## WHAT THIS TASK INVOLVES:
Beginning with the line that contains "Generate a Python", retype the entries below exactly, ending with the line that contains "pw, ph = W - L - R, H - T - B". Leave out any pictures.

## AVAILABLE DATA:

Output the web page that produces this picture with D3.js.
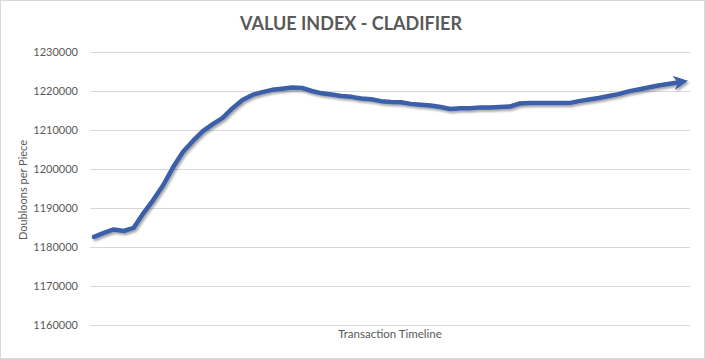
<!DOCTYPE html>
<html>
<head>
<meta charset="utf-8">
<script src="https://cdn.jsdelivr.net/npm/d3@7"></script>
<style>
  html, body { margin: 0; padding: 0; background: #fff; }
  svg { display: block; }
  text { font-family: Lato, "Open Sans", sans-serif; fill: #595959; }
</style>
</head>
<body>
<svg id="chart" width="705" height="359"></svg>
<script>
const title = "VALUE INDEX - CLADIFIER";
const yAxisTitle = "Doubloons per Piece";
const xAxisTitle = "Transaction Timeline";
const yTicks = [1160000, 1170000, 1180000, 1190000, 1200000, 1210000, 1220000, 1230000];
const values = [
  1182600, 1183600, 1184500, 1184100, 1184900, 1188700, 1192100, 1195900, 1200500, 1204400,
  1207200, 1209700, 1211500, 1213100, 1215600, 1217700, 1219000, 1219700, 1220300, 1220600,
  1220900, 1220800, 1220000, 1219400, 1219100, 1218700, 1218500, 1218100, 1217900, 1217400,
  1217200, 1217100, 1216700, 1216500, 1216300, 1215900, 1215400, 1215600, 1215600, 1215800,
  1215800, 1215900, 1216000, 1216800, 1216900, 1216900, 1216900, 1216900, 1216900, 1217400,
  1217800, 1218200, 1218700, 1219200, 1219900, 1220400, 1220900, 1221400, 1221800, 1222200
];
const categories = values.map((_, i) => "T" + (i + 1));

const svg = d3.select("#chart");
const W = 705, H = 359;
const plot = { left: 90, right: 690, top: 52, bottom: 325 };

// outer border
svg.append("rect").attr("x", 0.5).attr("y", 0.5).attr("width", W - 1).attr("height", H - 1)
  .attr("fill", "#fff").attr("stroke", "#d9d9d9");

const x = d3.scalePoint().domain(categories).range([94, 678]);
const y = d3.scaleLinear().domain([1160000, 1230000]).range([plot.bottom, plot.top]);

// gridlines
svg.append("g").selectAll("line").data(yTicks).join("line")
  .attr("x1", plot.left).attr("x2", plot.right)
  .attr("y1", d => Math.round(y(d)) + 0.5).attr("y2", d => Math.round(y(d)) + 0.5)
  .attr("stroke", "#d9d9d9").attr("stroke-width", 1);

// y axis labels
const yAxis = d3.axisLeft(y).tickValues(yTicks).tickFormat(d3.format("d")).tickSize(0).tickPadding(0);
const gy = svg.append("g").attr("transform", "translate(78,0)").call(yAxis);
gy.select(".domain").remove();
gy.selectAll("text").attr("font-family", "Lato, sans-serif").attr("font-size", 11).attr("fill", "#595959");

// title
svg.append("text").attr("x", 351).attr("y", 30).attr("text-anchor", "middle")
  .attr("font-size", 18).attr("font-weight", "bold").text(title);

// axis titles
svg.append("text").attr("transform", "translate(27,190) rotate(-90)").attr("text-anchor", "middle")
  .attr("font-size", 11).text(yAxisTitle);
svg.append("text").attr("x", 390).attr("y", 338).attr("text-anchor", "middle")
  .attr("font-size", 11.5).text(xAxisTitle);

// defs: shadow + arrow
const defs = svg.append("defs");
const f = defs.append("filter").attr("id", "shadow").attr("x", "-10%").attr("y", "-10%").attr("width", "120%").attr("height", "130%");
f.append("feDropShadow").attr("dx", 1.5).attr("dy", 2).attr("stdDeviation", 1.3)
  .attr("flood-color", "#000").attr("flood-opacity", 0.35);
defs.append("marker").attr("id", "arrow").attr("viewBox", "0 0 10 10")
  .attr("refX", 3).attr("refY", 5).attr("markerWidth", 3.2).attr("markerHeight", 3.2)
  .attr("orient", "auto").attr("markerUnits", "strokeWidth")
  .append("path").attr("d", "M0,0 L10,5 L0,10 L3,5 Z").attr("fill", "#3a5ea8");

const line = d3.line().x((d, i) => x(categories[i])).y(d => y(d));
svg.append("path").datum(values)
  .attr("d", line)
  .attr("fill", "none").attr("stroke", "#3a5ea8").attr("stroke-width", 4.5)
  .attr("stroke-linejoin", "round").attr("stroke-linecap", "round")
  .attr("marker-end", "url(#arrow)")
  .attr("filter", "url(#shadow)");
</script>
</body>
</html>
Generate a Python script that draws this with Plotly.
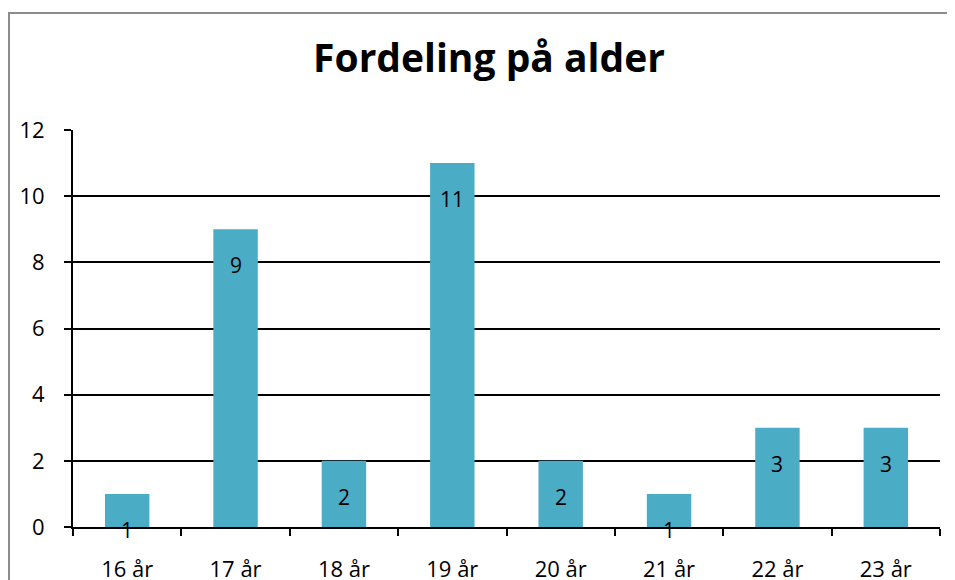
import plotly.graph_objects as go

categories = ["16 år", "17 år", "18 år", "19 år", "20 år", "21 år", "22 år", "23 år"]
values = [1, 9, 2, 11, 2, 1, 3, 3]
y_ticks = [0, 2, 4, 6, 8, 10, 12]

# page renders figure with an 8px body offset; layout numbers below are figure pixels
OFF = 8
W, H = 955, 580
L, R, T, B = 73 - OFF, 15 + OFF, 130 - OFF, 53 + OFF
pw, ph = W - L - R, H - T - B

fig = go.Figure()
fig.add_trace(go.Bar(x=categories, y=values, marker=dict(color="#4BACC6", line=dict(width=0)),
                     hoverinfo="x+y"))

for c, v in zip(categories, values):
    fig.add_annotation(x=c, y=v, text=str(v), showarrow=False, yshift=-36,
                       font=dict(family="Open Sans", size=21, color="black"))

def px_x(p):
    return (p - OFF - L) / pw

def px_y(p):
    return (H - B - (p - OFF)) / ph

fig.add_shape(type="rect", xref="paper", yref="paper",
              x0=px_x(9), x1=px_x(1000), y0=px_y(640), y1=px_y(13),
              line=dict(color="#8c8c8c", width=2), layer="below")

fig.update_layout(
    width=W, height=H,
    margin=dict(l=L, r=R, t=T, b=B, autoexpand=False),
    paper_bgcolor="white", plot_bgcolor="white",
    bargap=0.59,
    showlegend=False,
    title=dict(text="<b>Fordeling på alder</b>", x=(489 - OFF) / W, xanchor="center", xref="container",
               y=1 - (58 - OFF) / H, yanchor="middle", yref="container",
               font=dict(family="Open Sans", size=39, color="black")),
    font=dict(family="Open Sans", size=21, color="black"),
)
fig.update_xaxes(type="category", showgrid=False, showline=True, linecolor="black", linewidth=2,
                 ticks="outside", tickson="boundaries", ticklen=7, tickwidth=2, tickcolor="black",
                 ticklabelstandoff=22, tickfont=dict(size=22), range=[-0.5, 7.5])
fig.update_yaxes(range=[0, 12], tickvals=y_ticks, showgrid=True, gridcolor="black", gridwidth=2,
                 showline=True, linecolor="black", linewidth=2, zeroline=False,
                 ticks="outside", ticklen=7, tickwidth=2, tickcolor="black",
                 ticklabelstandoff=15, tickfont=dict(size=22))

fig.write_html("out.html")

## FULL RESPONSE:
Generate a Python script that draws this with Plotly.
import plotly.graph_objects as go

categories = ["16 år", "17 år", "18 år", "19 år", "20 år", "21 år", "22 år", "23 år"]
values = [1, 9, 2, 11, 2, 1, 3, 3]
y_ticks = [0, 2, 4, 6, 8, 10, 12]

# page renders figure with an 8px body offset; layout numbers below are figure pixels
OFF = 8
W, H = 955, 580
L, R, T, B = 73 - OFF, 15 + OFF, 130 - OFF, 53 + OFF
pw, ph = W - L - R, H - T - B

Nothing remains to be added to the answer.